-- Requirements --
Print word for word the first line of the listing below and every line after it, through the line with "21.2, 10.3, 0.2]". Leave out the pictures and the rest.

-- Source material --
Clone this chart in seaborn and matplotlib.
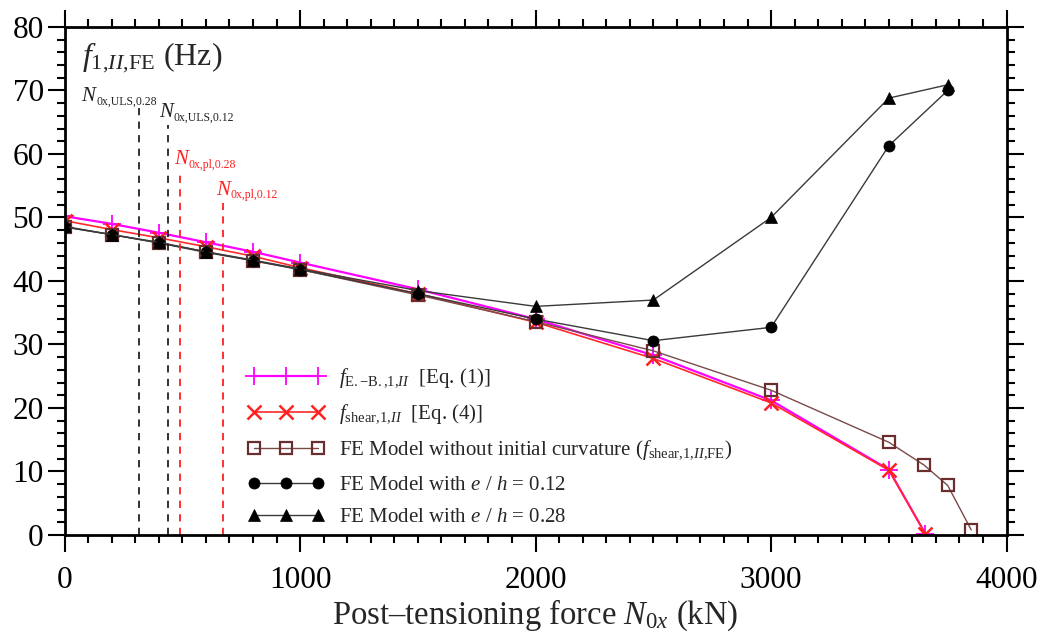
import numpy as np
import pandas as pd
import seaborn as sns
import matplotlib.pyplot as plt
from matplotlib.ticker import MultipleLocator

# Natural frequency vs post-tensioning force: analytical curves and FE results

force_eb = [0, 200, 400, 600, 800, 1000, 1500, 2000, 2500, 3000, 3500, 3655]
freq_eb = [50.2, 49.0, 47.6, 46.1, 44.6, 42.9, 38.7, 34.0, 28.3, 21.2, 10.3, 0.2]

force_shear = [0, 200, 400, 600, 800, 1000, 1500, 2000, 2500, 3000, 3500, 3655]
freq_shear = [49.5, 48.1, 46.8, 45.4, 43.9, 42.1, 38.0, 33.5, 27.8, 20.8, 10.2, 0.2]

force_fe = [0, 200, 400, 600, 800, 1000, 1500, 2000, 2500, 3000, 3500, 3650, 3750, 3850]
freq_fe = [48.5, 47.3, 46.0, 44.6, 43.2, 41.8, 37.8, 33.6, 29.0, 22.8, 14.6, 11.0, 7.8, 0.8]

force_e012 = [0, 200, 400, 600, 800, 1000, 1500, 2000, 2500, 3000, 3500, 3750]
freq_e012 = [48.5, 47.3, 46.0, 44.5, 43.2, 41.8, 38.0, 34.0, 30.6, 32.7, 61.3, 70.0]

force_e028 = [0, 200, 400, 600, 800, 1000, 1500, 2000, 2500, 3000, 3500, 3750]
freq_e028 = [48.6, 47.3, 46.1, 44.6, 43.3, 41.9, 38.5, 36.0, 37.0, 50.0, 68.8, 70.9]

# reference forces (dashed verticals): x, top of line, label x, label y
limit_names = ["0x,ULS,0.28", "0x,ULS,0.12", "0x,pl,0.28", "0x,pl,0.12"]
limit_force = [318, 437, 488, 671]
limit_top = [67.2, 64.6, 57.2, 52.3]
limit_label_x = [72, 400, 465, 642]
limit_label_y = [68.3, 65.8, 58.4, 53.6]
limit_colors = ["#222222", "#222222", "#ff2020", "#ff2020"]

sns.set_style("ticks")
plt.rcParams["font.family"] = ["Liberation Serif", "DejaVu Serif"]
plt.rcParams["mathtext.fontset"] = "custom"
plt.rcParams["mathtext.rm"] = "Liberation Serif"
plt.rcParams["mathtext.it"] = "Liberation Serif:italic"
plt.rcParams["mathtext.bf"] = "Liberation Serif:bold"

fig = plt.figure(figsize=(10.42, 6.35), dpi=100)
ax = fig.add_axes([0.062, 0.1575, 0.904, 0.8])

series = [
    (force_eb, freq_eb, r"$f_{\mathrm{E.{-}B.{,}1{,}}II}$  [Eq. (1)]",
     dict(color="#ff00ff", marker="+", markersize=13, mew=1.3, lw=1.6,
          mfc="#ff00ff", mec="#ff00ff")),
    (force_shear, freq_shear, r"$f_{\mathrm{shear{,}1{,}}II}$  [Eq. (4)]",
     dict(color="#ff2a2a", marker="x", markersize=10, mew=1.8, lw=1.2,
          mfc="#ff2a2a", mec="#ff2020")),
    (force_fe, freq_fe, r"FE Model without initial curvature ($f_{\mathrm{shear{,}1{,}}II\mathrm{{,}FE}}$)",
     dict(color="#7a4a4a", marker="s", markersize=9, mew=1.6, lw=1.0,
          mfc="none", mec="#6b2e2e")),
    (force_e012, freq_e012, r"FE Model with $e$ / $h$ = 0.12",
     dict(color="#3a3a3a", marker="o", markersize=8, mew=0.5, lw=1.0,
          mfc="black", mec="black")),
    (force_e028, freq_e028, r"FE Model with $e$ / $h$ = 0.28",
     dict(color="#3a3a3a", marker="^", markersize=9, mew=0.5, lw=1.0,
          mfc="black", mec="black")),
]

for xs, ys, label, style in series:
    df = pd.DataFrame({"x": xs, "y": ys})
    sns.lineplot(data=df, x="x", y="y", ax=ax, sort=False, estimator=None,
                 label=label, **style)

for name, xf, top, lx, ly, c in zip(limit_names, limit_force, limit_top,
                                    limit_label_x, limit_label_y, limit_colors):
    ax.plot([xf, xf], [0, top], ls=(0, (4, 3.5)), color=c, lw=1.3)
    n_txt = ax.text(lx, ly, "N", style="italic", color=c, fontsize=15,
                    va="baseline")
    ax.annotate(name, xy=(1, 0), xycoords=n_txt, xytext=(0.5, -1),
                textcoords="offset points", color=c, fontsize=8.5, va="bottom")

ax.text(72, 75.2, r"$f_{\mathrm{1{,}}II\mathrm{{,}FE}}$ (Hz)", fontsize=23, va="center")

ax.set_xlim(0, 4000)
ax.set_ylim(0, 80)
ax.xaxis.set_major_locator(MultipleLocator(1000))
ax.xaxis.set_minor_locator(MultipleLocator(100))
ax.yaxis.set_major_locator(MultipleLocator(10))
ax.yaxis.set_minor_locator(MultipleLocator(2))
ax.tick_params(which="both", direction="out", top=True, right=True, width=1.5,
               colors="black")
ax.tick_params(which="major", length=12, labelsize=22.5, pad=3)
ax.tick_params(axis="x", which="major", pad=10)
ax.tick_params(which="minor", length=6)
for sp in ax.spines.values():
    sp.set_linewidth(2)
    sp.set_visible(True)
    sp.set_color("black")

ax.set_xlabel(r"Post–tensioning force $N_{0x}$ (kN)", fontsize=23.5, labelpad=2)
ax.set_ylabel("")

ax.legend(loc="lower left", bbox_to_anchor=(0.194, 0.015), frameon=False,
          fontsize=15, numpoints=3, handlelength=3.7, labelspacing=0.62,
          handletextpad=0.7, borderaxespad=0, borderpad=0)

fig.savefig("out.png", dpi=100)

-- Task output --
Clone this chart in seaborn and matplotlib.
import numpy as np
import pandas as pd
import seaborn as sns
import matplotlib.pyplot as plt
from matplotlib.ticker import MultipleLocator

# Natural frequency vs post-tensioning force: analytical curves and FE results

force_eb = [0, 200, 400, 600, 800, 1000, 1500, 2000, 2500, 3000, 3500, 3655]
freq_eb = [50.2, 49.0, 47.6, 46.1, 44.6, 42.9, 38.7, 34.0, 28.3, 21.2, 10.3, 0.2]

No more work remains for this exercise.